_Set problem_
The records below must be transcribed exactly. Do not include the pictures.

### Data records

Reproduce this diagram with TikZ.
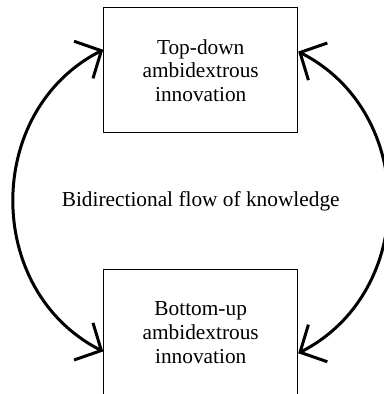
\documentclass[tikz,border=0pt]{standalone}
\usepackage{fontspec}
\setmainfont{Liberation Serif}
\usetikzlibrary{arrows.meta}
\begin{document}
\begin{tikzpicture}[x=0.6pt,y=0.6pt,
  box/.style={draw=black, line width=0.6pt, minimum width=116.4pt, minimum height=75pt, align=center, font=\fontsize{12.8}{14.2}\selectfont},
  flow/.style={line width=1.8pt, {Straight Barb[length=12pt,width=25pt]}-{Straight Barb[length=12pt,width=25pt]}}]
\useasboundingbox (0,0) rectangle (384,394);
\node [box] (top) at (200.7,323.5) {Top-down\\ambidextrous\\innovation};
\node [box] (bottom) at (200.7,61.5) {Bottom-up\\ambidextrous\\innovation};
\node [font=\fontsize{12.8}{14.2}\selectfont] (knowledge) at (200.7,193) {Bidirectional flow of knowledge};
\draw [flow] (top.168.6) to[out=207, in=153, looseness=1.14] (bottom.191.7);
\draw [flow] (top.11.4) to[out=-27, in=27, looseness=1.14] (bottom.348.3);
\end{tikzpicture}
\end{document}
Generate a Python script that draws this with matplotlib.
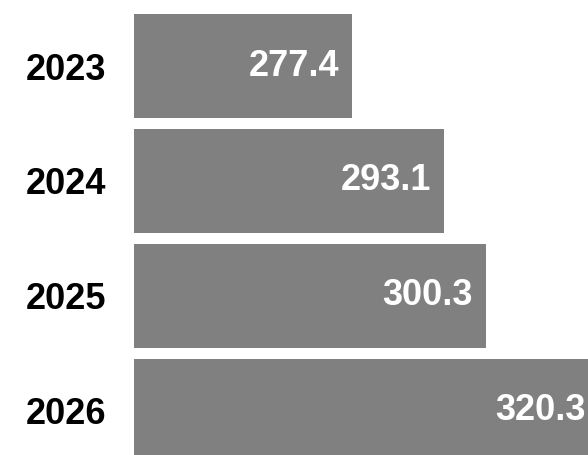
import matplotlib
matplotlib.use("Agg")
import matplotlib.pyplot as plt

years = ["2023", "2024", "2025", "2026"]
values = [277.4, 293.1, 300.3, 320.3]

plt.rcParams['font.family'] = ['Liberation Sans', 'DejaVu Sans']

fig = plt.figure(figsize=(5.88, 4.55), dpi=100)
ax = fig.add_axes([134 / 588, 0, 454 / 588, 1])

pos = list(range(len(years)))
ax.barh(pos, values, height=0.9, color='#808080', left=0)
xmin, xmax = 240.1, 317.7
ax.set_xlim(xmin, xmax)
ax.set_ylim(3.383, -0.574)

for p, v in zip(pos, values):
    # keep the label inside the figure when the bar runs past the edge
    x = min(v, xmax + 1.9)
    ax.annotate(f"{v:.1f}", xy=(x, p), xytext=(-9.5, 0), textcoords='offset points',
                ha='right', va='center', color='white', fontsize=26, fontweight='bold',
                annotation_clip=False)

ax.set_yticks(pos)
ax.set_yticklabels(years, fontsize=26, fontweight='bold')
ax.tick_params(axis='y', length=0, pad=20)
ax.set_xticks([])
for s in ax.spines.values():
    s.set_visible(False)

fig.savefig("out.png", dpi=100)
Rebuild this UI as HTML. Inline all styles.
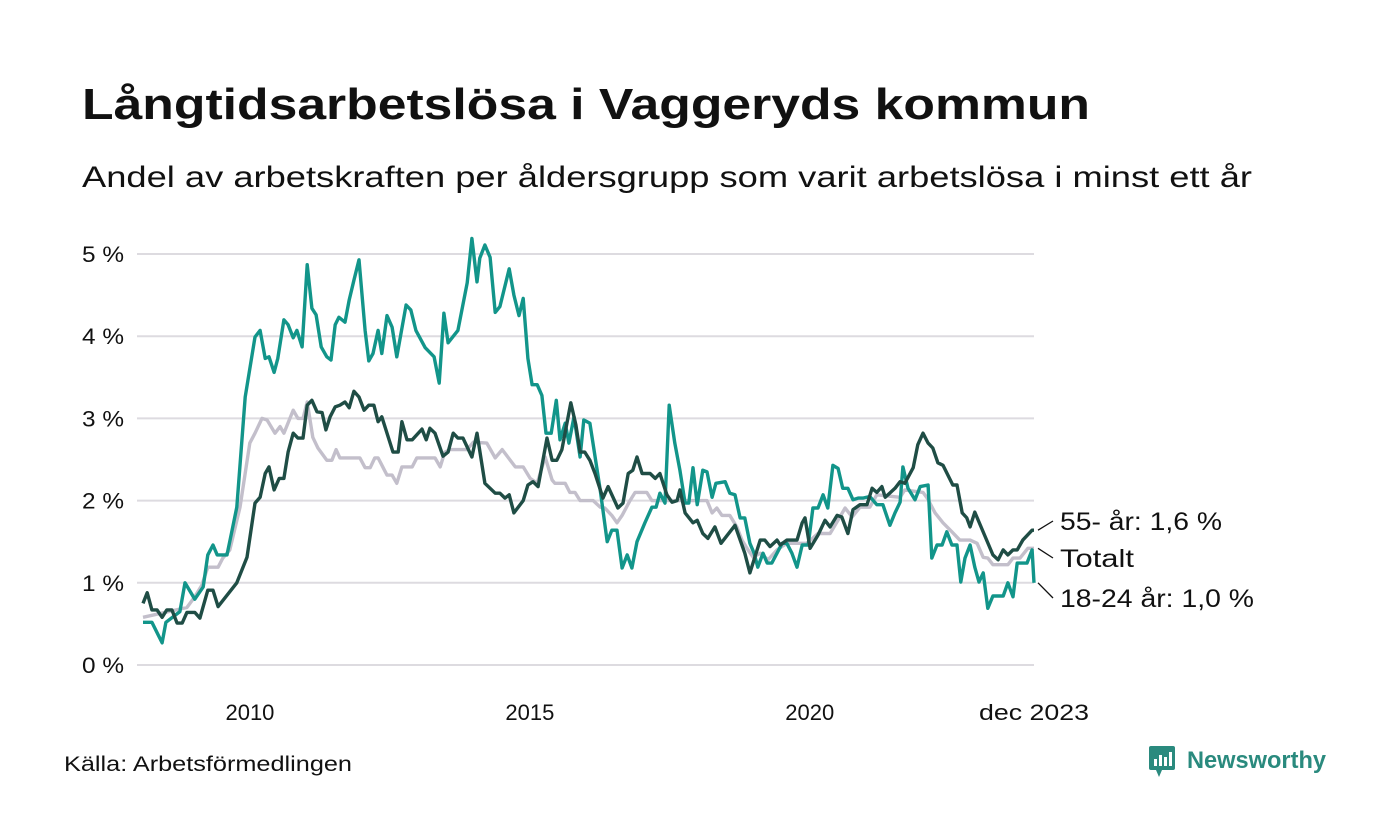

######

_Response_
Reproduce this diagram with TikZ.
\documentclass[tikz,border=0pt]{standalone}
\usepackage{fontspec}
\setmainfont{Liberation Serif}
\usetikzlibrary{arrows.meta}
\begin{document}
\begin{tikzpicture}[x=0.6pt,y=0.6pt,
  box/.style={draw=black, line width=0.6pt, minimum width=116.4pt, minimum height=75pt, align=center, font=\fontsize{12.8}{14.2}\selectfont},
  flow/.style={line width=1.8pt, {Straight Barb[length=12pt,width=25pt]}-{Straight Barb[length=12pt,width=25pt]}}]
\useasboundingbox (0,0) rectangle (384,394);
\node [box] (top) at (200.7,323.5) {Top-down\\ambidextrous\\innovation};
\node [box] (bottom) at (200.7,61.5) {Bottom-up\\ambidextrous\\innovation};
\node [font=\fontsize{12.8}{14.2}\selectfont] (knowledge) at (200.7,193) {Bidirectional flow of knowledge};
\draw [flow] (top.168.6) to[out=207, in=153, looseness=1.14] (bottom.191.7);
\draw [flow] (top.11.4) to[out=-27, in=27, looseness=1.14] (bottom.348.3);
\end{tikzpicture}
\end{document}
Generate a Python script that draws this with matplotlib.
import matplotlib
matplotlib.use("Agg")
import matplotlib.pyplot as plt

years = ["2023", "2024", "2025", "2026"]
values = [277.4, 293.1, 300.3, 320.3]

plt.rcParams['font.family'] = ['Liberation Sans', 'DejaVu Sans']

fig = plt.figure(figsize=(5.88, 4.55), dpi=100)
ax = fig.add_axes([134 / 588, 0, 454 / 588, 1])

pos = list(range(len(years)))
ax.barh(pos, values, height=0.9, color='#808080', left=0)
xmin, xmax = 240.1, 317.7
ax.set_xlim(xmin, xmax)
ax.set_ylim(3.383, -0.574)

for p, v in zip(pos, values):
    # keep the label inside the figure when the bar runs past the edge
    x = min(v, xmax + 1.9)
    ax.annotate(f"{v:.1f}", xy=(x, p), xytext=(-9.5, 0), textcoords='offset points',
                ha='right', va='center', color='white', fontsize=26, fontweight='bold',
                annotation_clip=False)

ax.set_yticks(pos)
ax.set_yticklabels(years, fontsize=26, fontweight='bold')
ax.tick_params(axis='y', length=0, pad=20)
ax.set_xticks([])
for s in ax.spines.values():
    s.set_visible(False)

fig.savefig("out.png", dpi=100)
Rebuild this UI as HTML. Inline all styles.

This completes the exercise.